No other editor on Fleet Street, no other journalist in Britain, described these accusations as facts and the simple, unavoidable truth is that Mackenzie chose to. He says “I too was totally misled.” To whom does the ‘too’ refer? The journalist who wrote the story has recorded his horror at the headline under which it appeared, the agency who filed the original copy upon which the story was based have expressed their shock at the disgusting spin applied. There is no ‘too’, there is no refuge in invented company. Fellow travellers may have subsequently subscribed to the now totally discredited ‘official’ account but they didn’t do it before the bodies of the dead were cold and they did it afterwards only by climbing on to a bandwagon built by Kelvin Mackenzie.
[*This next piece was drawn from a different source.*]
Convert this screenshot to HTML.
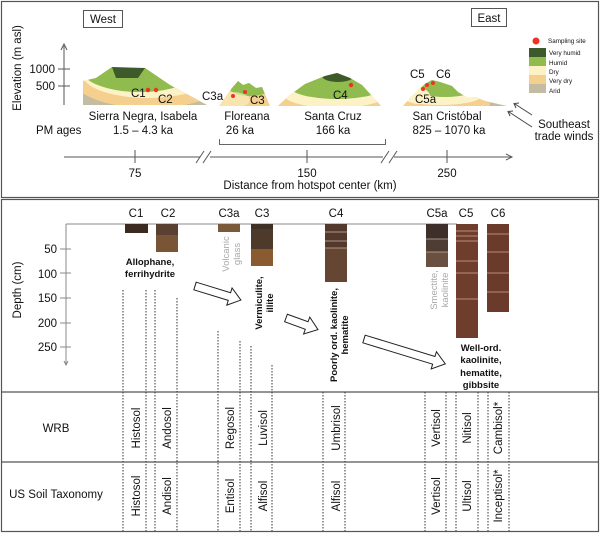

Even now, even after being exposed as having spent 23 years dancing on the graves of children and compounding the misery of the bereaved, he is too wilfully myopic, too caught up in self-regard even to see the true extent and nature of his error. For when he writes that he should have written ‘The Lies’ rather than ‘The Truth’ he shows that he has learned nothing. He should, of course, have written ‘The Accusations’. Everybody else did. And then he should have set his staff the task of finding out whether the accusations were true or false. It would, I suggest, have taken them considerably less than “two decades, 400,000 documents and a two-year inquiry” to do so. But it would have demanded a desire to find out the truth and Mackenzie did not have that. It is this simple fact, more than anything, which will see him remembered not only as the worst kind of human but also as the worst kind of journalist. It says more about him than even his pathetic apology that he will probably find the latter description more hurtful than the first.